それに比べて鈴愛は一貫している(主人公なんだからちゃんと書かれていて当然)。
フィギュアスケートはくるくる回転する競技。鈴愛の人生の岐路には必ず回るものがある。麗子のキャラは定まらないが、鈴愛の回転人生だけはしっかり連なっている。
主人公が流転、放浪するのは物語にはよくあるが、鈴愛の場合は、本人がドリルのようにぐるぐる回りながらあっちに行ったこっちに行ったりというなかなか目の回りそうな人生だ。
300万円
岐阜犬(おしゃべりワンワン)の権利が300万円の価値。これが高いのか安いのか相場がよくわからないが、
これで鈴愛は東京に行けると踏んだのだろう。
都合よく、津曲(有田哲平)の会社ヒットエンドラン(神宮のスケートリンクに近い)の社員がひとり妊娠で急にやめてしまい、その空きに鈴愛はうまいこと滑り込む。

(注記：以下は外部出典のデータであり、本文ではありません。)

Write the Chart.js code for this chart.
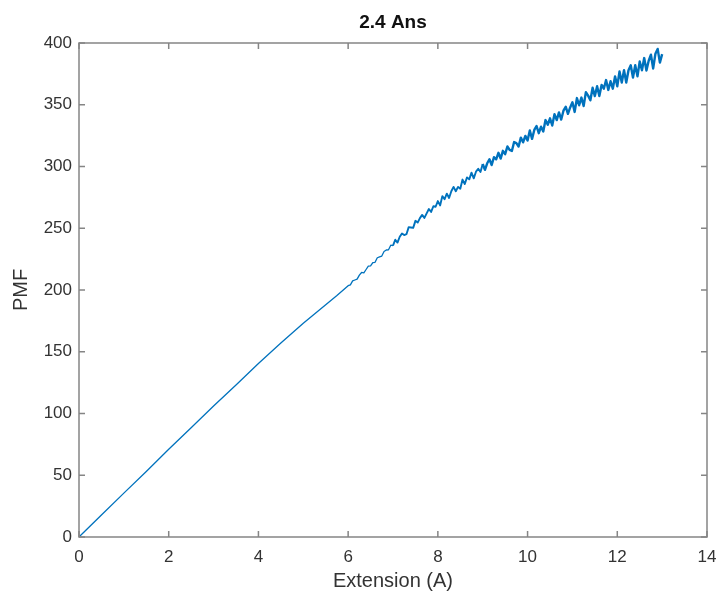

パソコンでエクセルなど使えもしないができると嘘をつき、さらに自分を雇わないと権利を渡さないと強気で。
鈴愛はサバイバル能力が高い。何かと不便な田舎暮らしで、裕福でもなく、シングルマザー・・・と社会的弱者かもしれないけど、でも娘をのびのび育てたいと思ったら、なりふりかまっていられない。
彼女を見ているとたくましいなとまぶしくなる一方で、世の中をうまく渡っていく人は「前向き」「明るく」「楽しく」「自由に」などという言葉をうまく使って突き進んでいくが、その裏側に「厚かましさ」「無遠慮」「浮ついた」などという言葉も隠されているという真実を思い知らされる。たぶん、裏側を主に見て、そういうのがいやで気をつけていたら、いつの間にかそういう人にいろいろ奪われてきた、人生うまくいかない不器用な視聴者も少なくないだろう。一方で、元気になる、励まされる、鈴愛、もっと行け!と思う人がいるのもわかる。半分、半分、それが世界。
おしゃべりワンワンの定まらない目つきを見ていたら、一時期流行った「ファービー」を思い出した。